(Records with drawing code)
=-=-=

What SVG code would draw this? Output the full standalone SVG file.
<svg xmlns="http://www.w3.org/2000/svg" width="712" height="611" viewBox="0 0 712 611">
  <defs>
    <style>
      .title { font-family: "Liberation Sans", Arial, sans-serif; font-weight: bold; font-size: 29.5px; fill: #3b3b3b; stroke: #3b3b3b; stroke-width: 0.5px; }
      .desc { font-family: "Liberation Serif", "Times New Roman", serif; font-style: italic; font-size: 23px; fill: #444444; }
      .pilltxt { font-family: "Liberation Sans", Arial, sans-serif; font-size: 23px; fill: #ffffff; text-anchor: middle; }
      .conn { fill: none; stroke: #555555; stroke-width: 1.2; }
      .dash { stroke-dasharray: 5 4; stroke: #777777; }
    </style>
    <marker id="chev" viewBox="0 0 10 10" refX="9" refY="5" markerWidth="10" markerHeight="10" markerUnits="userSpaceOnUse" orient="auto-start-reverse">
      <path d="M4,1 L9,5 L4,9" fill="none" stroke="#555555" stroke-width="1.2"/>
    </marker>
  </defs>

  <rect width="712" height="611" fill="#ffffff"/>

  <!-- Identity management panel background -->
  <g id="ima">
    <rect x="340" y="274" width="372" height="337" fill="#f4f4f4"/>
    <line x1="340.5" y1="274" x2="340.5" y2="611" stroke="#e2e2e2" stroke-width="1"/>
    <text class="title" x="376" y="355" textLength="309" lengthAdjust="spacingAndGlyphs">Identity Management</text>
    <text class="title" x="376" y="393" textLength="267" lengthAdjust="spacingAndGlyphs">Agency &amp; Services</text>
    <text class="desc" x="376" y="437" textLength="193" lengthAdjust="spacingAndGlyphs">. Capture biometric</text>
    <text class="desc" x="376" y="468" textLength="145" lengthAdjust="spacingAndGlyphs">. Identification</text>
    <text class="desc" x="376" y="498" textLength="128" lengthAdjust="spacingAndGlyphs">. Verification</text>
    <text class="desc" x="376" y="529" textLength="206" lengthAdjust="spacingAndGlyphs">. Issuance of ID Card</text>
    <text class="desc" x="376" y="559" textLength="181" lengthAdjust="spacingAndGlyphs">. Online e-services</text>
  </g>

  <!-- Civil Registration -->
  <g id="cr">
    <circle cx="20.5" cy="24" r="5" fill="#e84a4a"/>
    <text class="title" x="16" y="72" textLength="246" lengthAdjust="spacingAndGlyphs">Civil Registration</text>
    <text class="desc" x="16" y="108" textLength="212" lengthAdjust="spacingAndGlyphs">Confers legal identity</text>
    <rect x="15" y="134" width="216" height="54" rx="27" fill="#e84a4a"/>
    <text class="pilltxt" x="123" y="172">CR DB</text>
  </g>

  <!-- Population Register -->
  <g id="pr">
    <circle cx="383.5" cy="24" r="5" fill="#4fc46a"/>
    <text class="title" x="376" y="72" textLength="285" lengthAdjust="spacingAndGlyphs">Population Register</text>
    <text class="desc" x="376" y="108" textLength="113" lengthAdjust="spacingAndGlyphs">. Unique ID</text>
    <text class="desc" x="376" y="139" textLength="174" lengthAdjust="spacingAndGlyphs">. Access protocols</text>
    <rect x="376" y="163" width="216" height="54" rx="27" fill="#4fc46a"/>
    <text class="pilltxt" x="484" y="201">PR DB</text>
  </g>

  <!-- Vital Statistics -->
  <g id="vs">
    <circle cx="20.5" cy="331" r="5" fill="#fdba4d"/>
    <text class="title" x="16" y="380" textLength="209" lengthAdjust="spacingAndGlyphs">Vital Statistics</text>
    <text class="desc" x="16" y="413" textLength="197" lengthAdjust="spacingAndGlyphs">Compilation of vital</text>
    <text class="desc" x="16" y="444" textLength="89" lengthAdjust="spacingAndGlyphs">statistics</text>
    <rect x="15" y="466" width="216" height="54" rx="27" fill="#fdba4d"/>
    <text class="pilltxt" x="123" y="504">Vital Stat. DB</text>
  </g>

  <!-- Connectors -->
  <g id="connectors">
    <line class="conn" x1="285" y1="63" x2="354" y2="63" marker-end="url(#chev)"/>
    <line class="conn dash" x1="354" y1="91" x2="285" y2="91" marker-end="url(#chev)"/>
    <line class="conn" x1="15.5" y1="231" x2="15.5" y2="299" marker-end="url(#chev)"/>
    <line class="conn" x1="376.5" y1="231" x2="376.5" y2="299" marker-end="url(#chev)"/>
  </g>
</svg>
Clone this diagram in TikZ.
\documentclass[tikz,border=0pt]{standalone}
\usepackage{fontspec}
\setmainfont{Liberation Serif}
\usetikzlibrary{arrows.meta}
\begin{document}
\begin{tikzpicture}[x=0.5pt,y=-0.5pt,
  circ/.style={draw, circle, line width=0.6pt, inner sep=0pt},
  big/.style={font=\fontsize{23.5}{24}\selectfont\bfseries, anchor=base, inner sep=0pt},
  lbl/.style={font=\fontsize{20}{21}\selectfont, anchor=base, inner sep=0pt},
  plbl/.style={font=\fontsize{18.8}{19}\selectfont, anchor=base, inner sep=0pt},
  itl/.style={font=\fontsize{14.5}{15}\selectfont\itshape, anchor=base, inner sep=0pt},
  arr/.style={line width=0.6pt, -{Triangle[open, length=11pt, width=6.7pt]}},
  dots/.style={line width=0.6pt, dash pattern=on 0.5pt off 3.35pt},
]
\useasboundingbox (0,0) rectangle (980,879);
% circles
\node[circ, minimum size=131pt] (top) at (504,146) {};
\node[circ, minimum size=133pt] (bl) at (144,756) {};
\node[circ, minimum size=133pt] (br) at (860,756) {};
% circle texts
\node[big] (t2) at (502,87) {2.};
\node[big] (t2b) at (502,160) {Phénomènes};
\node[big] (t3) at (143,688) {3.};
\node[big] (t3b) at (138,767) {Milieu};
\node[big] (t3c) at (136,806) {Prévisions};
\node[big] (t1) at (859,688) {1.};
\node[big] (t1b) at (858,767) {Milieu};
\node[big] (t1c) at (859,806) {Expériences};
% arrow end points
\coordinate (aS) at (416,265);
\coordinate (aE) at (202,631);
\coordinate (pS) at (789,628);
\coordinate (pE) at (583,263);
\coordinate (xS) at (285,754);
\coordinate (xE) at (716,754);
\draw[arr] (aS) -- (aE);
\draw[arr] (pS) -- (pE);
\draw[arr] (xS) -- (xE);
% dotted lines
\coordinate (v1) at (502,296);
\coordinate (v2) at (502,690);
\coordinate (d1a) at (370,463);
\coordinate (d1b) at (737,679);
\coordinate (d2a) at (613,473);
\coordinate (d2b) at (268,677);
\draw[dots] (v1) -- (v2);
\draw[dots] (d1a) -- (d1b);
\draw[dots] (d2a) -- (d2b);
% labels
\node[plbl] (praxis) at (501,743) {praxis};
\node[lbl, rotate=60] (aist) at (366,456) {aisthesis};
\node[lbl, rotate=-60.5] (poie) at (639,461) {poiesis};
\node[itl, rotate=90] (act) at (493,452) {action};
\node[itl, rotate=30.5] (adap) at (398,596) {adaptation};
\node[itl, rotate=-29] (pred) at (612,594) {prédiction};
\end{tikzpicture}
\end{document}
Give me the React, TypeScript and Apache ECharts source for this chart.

=-=-=

#### WHAT IS BEING ASKED
Repeat all of the records above exactly as written.

#### REPLY TO THE TASK
What SVG code would draw this? Output the full standalone SVG file.
<svg xmlns="http://www.w3.org/2000/svg" width="712" height="611" viewBox="0 0 712 611">
  <defs>
    <style>
      .title { font-family: "Liberation Sans", Arial, sans-serif; font-weight: bold; font-size: 29.5px; fill: #3b3b3b; stroke: #3b3b3b; stroke-width: 0.5px; }
      .desc { font-family: "Liberation Serif", "Times New Roman", serif; font-style: italic; font-size: 23px; fill: #444444; }
      .pilltxt { font-family: "Liberation Sans", Arial, sans-serif; font-size: 23px; fill: #ffffff; text-anchor: middle; }
      .conn { fill: none; stroke: #555555; stroke-width: 1.2; }
      .dash { stroke-dasharray: 5 4; stroke: #777777; }
    </style>
    <marker id="chev" viewBox="0 0 10 10" refX="9" refY="5" markerWidth="10" markerHeight="10" markerUnits="userSpaceOnUse" orient="auto-start-reverse">
      <path d="M4,1 L9,5 L4,9" fill="none" stroke="#555555" stroke-width="1.2"/>
    </marker>
  </defs>

  <rect width="712" height="611" fill="#ffffff"/>

  <!-- Identity management panel background -->
  <g id="ima">
    <rect x="340" y="274" width="372" height="337" fill="#f4f4f4"/>
    <line x1="340.5" y1="274" x2="340.5" y2="611" stroke="#e2e2e2" stroke-width="1"/>
    <text class="title" x="376" y="355" textLength="309" lengthAdjust="spacingAndGlyphs">Identity Management</text>
    <text class="title" x="376" y="393" textLength="267" lengthAdjust="spacingAndGlyphs">Agency &amp; Services</text>
    <text class="desc" x="376" y="437" textLength="193" lengthAdjust="spacingAndGlyphs">. Capture biometric</text>
    <text class="desc" x="376" y="468" textLength="145" lengthAdjust="spacingAndGlyphs">. Identification</text>
    <text class="desc" x="376" y="498" textLength="128" lengthAdjust="spacingAndGlyphs">. Verification</text>
    <text class="desc" x="376" y="529" textLength="206" lengthAdjust="spacingAndGlyphs">. Issuance of ID Card</text>
    <text class="desc" x="376" y="559" textLength="181" lengthAdjust="spacingAndGlyphs">. Online e-services</text>
  </g>

  <!-- Civil Registration -->
  <g id="cr">
    <circle cx="20.5" cy="24" r="5" fill="#e84a4a"/>
    <text class="title" x="16" y="72" textLength="246" lengthAdjust="spacingAndGlyphs">Civil Registration</text>
    <text class="desc" x="16" y="108" textLength="212" lengthAdjust="spacingAndGlyphs">Confers legal identity</text>
    <rect x="15" y="134" width="216" height="54" rx="27" fill="#e84a4a"/>
    <text class="pilltxt" x="123" y="172">CR DB</text>
  </g>

  <!-- Population Register -->
  <g id="pr">
    <circle cx="383.5" cy="24" r="5" fill="#4fc46a"/>
    <text class="title" x="376" y="72" textLength="285" lengthAdjust="spacingAndGlyphs">Population Register</text>
    <text class="desc" x="376" y="108" textLength="113" lengthAdjust="spacingAndGlyphs">. Unique ID</text>
    <text class="desc" x="376" y="139" textLength="174" lengthAdjust="spacingAndGlyphs">. Access protocols</text>
    <rect x="376" y="163" width="216" height="54" rx="27" fill="#4fc46a"/>
    <text class="pilltxt" x="484" y="201">PR DB</text>
  </g>

  <!-- Vital Statistics -->
  <g id="vs">
    <circle cx="20.5" cy="331" r="5" fill="#fdba4d"/>
    <text class="title" x="16" y="380" textLength="209" lengthAdjust="spacingAndGlyphs">Vital Statistics</text>
    <text class="desc" x="16" y="413" textLength="197" lengthAdjust="spacingAndGlyphs">Compilation of vital</text>
    <text class="desc" x="16" y="444" textLength="89" lengthAdjust="spacingAndGlyphs">statistics</text>
    <rect x="15" y="466" width="216" height="54" rx="27" fill="#fdba4d"/>
    <text class="pilltxt" x="123" y="504">Vital Stat. DB</text>
  </g>

  <!-- Connectors -->
  <g id="connectors">
    <line class="conn" x1="285" y1="63" x2="354" y2="63" marker-end="url(#chev)"/>
    <line class="conn dash" x1="354" y1="91" x2="285" y2="91" marker-end="url(#chev)"/>
    <line class="conn" x1="15.5" y1="231" x2="15.5" y2="299" marker-end="url(#chev)"/>
    <line class="conn" x1="376.5" y1="231" x2="376.5" y2="299" marker-end="url(#chev)"/>
  </g>
</svg>
Clone this diagram in TikZ.
\documentclass[tikz,border=0pt]{standalone}
\usepackage{fontspec}
\setmainfont{Liberation Serif}
\usetikzlibrary{arrows.meta}
\begin{document}
\begin{tikzpicture}[x=0.5pt,y=-0.5pt,
  circ/.style={draw, circle, line width=0.6pt, inner sep=0pt},
  big/.style={font=\fontsize{23.5}{24}\selectfont\bfseries, anchor=base, inner sep=0pt},
  lbl/.style={font=\fontsize{20}{21}\selectfont, anchor=base, inner sep=0pt},
  plbl/.style={font=\fontsize{18.8}{19}\selectfont, anchor=base, inner sep=0pt},
  itl/.style={font=\fontsize{14.5}{15}\selectfont\itshape, anchor=base, inner sep=0pt},
  arr/.style={line width=0.6pt, -{Triangle[open, length=11pt, width=6.7pt]}},
  dots/.style={line width=0.6pt, dash pattern=on 0.5pt off 3.35pt},
]
\useasboundingbox (0,0) rectangle (980,879);
% circles
\node[circ, minimum size=131pt] (top) at (504,146) {};
\node[circ, minimum size=133pt] (bl) at (144,756) {};
\node[circ, minimum size=133pt] (br) at (860,756) {};
% circle texts
\node[big] (t2) at (502,87) {2.};
\node[big] (t2b) at (502,160) {Phénomènes};
\node[big] (t3) at (143,688) {3.};
\node[big] (t3b) at (138,767) {Milieu};
\node[big] (t3c) at (136,806) {Prévisions};
\node[big] (t1) at (859,688) {1.};
\node[big] (t1b) at (858,767) {Milieu};
\node[big] (t1c) at (859,806) {Expériences};
% arrow end points
\coordinate (aS) at (416,265);
\coordinate (aE) at (202,631);
\coordinate (pS) at (789,628);
\coordinate (pE) at (583,263);
\coordinate (xS) at (285,754);
\coordinate (xE) at (716,754);
\draw[arr] (aS) -- (aE);
\draw[arr] (pS) -- (pE);
\draw[arr] (xS) -- (xE);
% dotted lines
\coordinate (v1) at (502,296);
\coordinate (v2) at (502,690);
\coordinate (d1a) at (370,463);
\coordinate (d1b) at (737,679);
\coordinate (d2a) at (613,473);
\coordinate (d2b) at (268,677);
\draw[dots] (v1) -- (v2);
\draw[dots] (d1a) -- (d1b);
\draw[dots] (d2a) -- (d2b);
% labels
\node[plbl] (praxis) at (501,743) {praxis};
\node[lbl, rotate=60] (aist) at (366,456) {aisthesis};
\node[lbl, rotate=-60.5] (poie) at (639,461) {poiesis};
\node[itl, rotate=90] (act) at (493,452) {action};
\node[itl, rotate=30.5] (adap) at (398,596) {adaptation};
\node[itl, rotate=-29] (pred) at (612,594) {prédiction};
\end{tikzpicture}
\end{document}
Give me the React, TypeScript and Apache ECharts source for this chart.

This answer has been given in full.